**DESCRIPTION OF THE TASK:** Please give the count of lines holding the string "this" and nothing besides.

**STORED RECORDS:**
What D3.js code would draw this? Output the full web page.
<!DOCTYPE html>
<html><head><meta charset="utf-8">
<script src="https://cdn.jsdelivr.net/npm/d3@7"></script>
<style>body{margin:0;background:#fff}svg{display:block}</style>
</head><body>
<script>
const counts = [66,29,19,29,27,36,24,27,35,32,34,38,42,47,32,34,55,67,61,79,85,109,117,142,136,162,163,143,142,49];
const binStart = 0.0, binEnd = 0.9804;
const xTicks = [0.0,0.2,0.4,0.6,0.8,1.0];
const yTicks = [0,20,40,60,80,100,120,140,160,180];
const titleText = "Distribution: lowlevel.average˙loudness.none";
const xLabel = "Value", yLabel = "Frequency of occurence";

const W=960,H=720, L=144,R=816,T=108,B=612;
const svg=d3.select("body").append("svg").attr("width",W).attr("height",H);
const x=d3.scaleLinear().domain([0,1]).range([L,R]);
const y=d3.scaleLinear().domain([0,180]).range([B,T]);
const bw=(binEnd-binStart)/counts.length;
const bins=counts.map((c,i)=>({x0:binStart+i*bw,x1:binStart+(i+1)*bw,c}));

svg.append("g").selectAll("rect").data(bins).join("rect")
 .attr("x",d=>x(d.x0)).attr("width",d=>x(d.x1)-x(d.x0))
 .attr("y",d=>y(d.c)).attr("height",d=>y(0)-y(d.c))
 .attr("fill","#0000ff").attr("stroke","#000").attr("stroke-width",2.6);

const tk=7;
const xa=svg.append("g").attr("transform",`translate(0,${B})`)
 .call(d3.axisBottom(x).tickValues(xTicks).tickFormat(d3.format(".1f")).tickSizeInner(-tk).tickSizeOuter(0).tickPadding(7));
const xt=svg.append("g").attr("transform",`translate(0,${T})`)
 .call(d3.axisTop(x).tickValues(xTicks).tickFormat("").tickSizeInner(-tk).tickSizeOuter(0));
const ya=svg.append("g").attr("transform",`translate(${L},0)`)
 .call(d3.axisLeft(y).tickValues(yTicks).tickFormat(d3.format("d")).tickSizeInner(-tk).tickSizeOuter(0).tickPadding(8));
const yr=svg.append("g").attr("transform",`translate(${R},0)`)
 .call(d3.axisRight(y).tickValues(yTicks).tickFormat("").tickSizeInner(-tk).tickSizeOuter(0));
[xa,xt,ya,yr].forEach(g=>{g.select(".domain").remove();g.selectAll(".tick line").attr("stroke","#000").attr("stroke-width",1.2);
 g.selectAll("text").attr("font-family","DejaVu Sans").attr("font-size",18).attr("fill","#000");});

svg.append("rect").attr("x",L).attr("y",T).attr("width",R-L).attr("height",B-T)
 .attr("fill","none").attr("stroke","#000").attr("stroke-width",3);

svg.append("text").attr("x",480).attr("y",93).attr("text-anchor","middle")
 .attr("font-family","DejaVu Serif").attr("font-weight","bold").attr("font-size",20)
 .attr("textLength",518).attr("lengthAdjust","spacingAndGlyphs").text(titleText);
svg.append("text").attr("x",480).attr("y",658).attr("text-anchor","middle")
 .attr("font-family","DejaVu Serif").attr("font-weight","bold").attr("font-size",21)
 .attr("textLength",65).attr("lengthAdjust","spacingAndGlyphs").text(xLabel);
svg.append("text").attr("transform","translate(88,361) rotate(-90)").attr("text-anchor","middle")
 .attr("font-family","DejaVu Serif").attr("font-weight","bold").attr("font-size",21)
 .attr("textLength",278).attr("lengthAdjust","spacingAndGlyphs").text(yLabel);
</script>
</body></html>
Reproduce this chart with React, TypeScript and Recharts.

**ANSWER IN FULL:** 2